- Banfill c. 1858

Member of the Minnesota Senate from the 24th District
- In office December 2, 1857 – December 6, 1859

Bayfield County Probate Judge
- In office 1870–1878

Personal details
- Born: February 12, 1811 Topsham, Vermont, U.S.
- Died: May 13, 1887 (aged 76) Bayfield, Wisconsin, U.S.

Military service
- Allegiance: United States of America
- Battles/wars: Seminole Wars

= John Banfill =

American politician

John Banfill (February 12, 1811 – May 13, 1887), also spelled John Banfil, was an American businessman, politician, and judge who founded the city of Fridley, Minnesota. Banfill's Fridley residence, the Banfill Tavern, is listed on the National Register of Historic Places.

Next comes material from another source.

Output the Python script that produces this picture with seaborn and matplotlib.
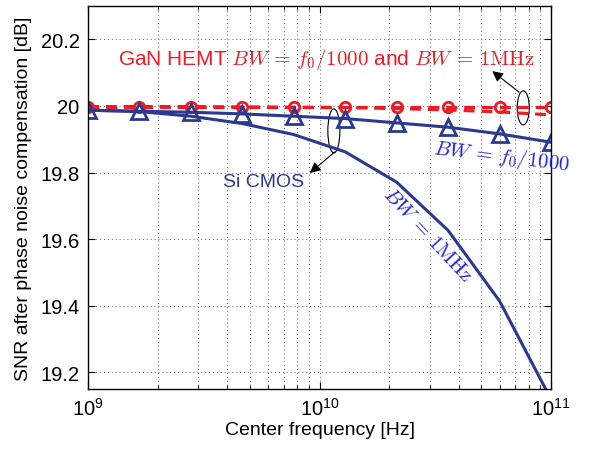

== Early life and career ==
Banfill was born on February 12, 1811 in Topsham, Vermont. Banfill worked as a mason in New Orleans, Louisiana, Albany, New York, and Lancaster, Wisconsin, where he assisted in the construction of various buildings. During the Seminole Wars Banfill served as a volunteer and was involved in the recovery of the bodies of members of Francis L. Dade's expedition who were killed in the Dade battle. Banfill later worked in Prairie du Chien, Wisconsin, as the proprietor of the Grant House.

By 1844 Banfill owned a hotel in Garnavillo, Iowa, called the "Banfill Hotel". He later assisted in the construction of the first Clayton County Courthouse in Clayton County, Iowa, where he was contracted for lathing and plaster work.^{50,69} In 1847, Banfill moved to Minnesota Territory and constructed the home of Henry M. Rice.

Banfill was the founder and first permanent citizen of Manomin, Minnesota, where he built a sawmill and a general store. Manomin was later renamed Fridley, after Abram M. Fridley. While in Manomin, Banfill constructed the Banfill Tavern, an inn and tavern for travelers and merchants along Minnesota's first territorial road and later the Red River Trails.

== Politics ==
Banfill was elected to the Minnesota Senate on October 13, 1857, to represent Minnesota's 24th Senate district. He served during the 1st Minnesota Legislature from December 2, 1857 to December 6, 1859, as a member of the Roads and Bridges Committee and the Federal Relations Committee.

== Later life ==
In 1861, Banfill moved to Bayfield County, Wisconsin, and served as the county's probate court judge. He also served as the treasurer of Bayfield schools and chairman of the county commission.

== Personal life and death ==
Banfill married Nancy Foster of New York City in 1838. He died on May 13, 1887, in Bayfield, Wisconsin.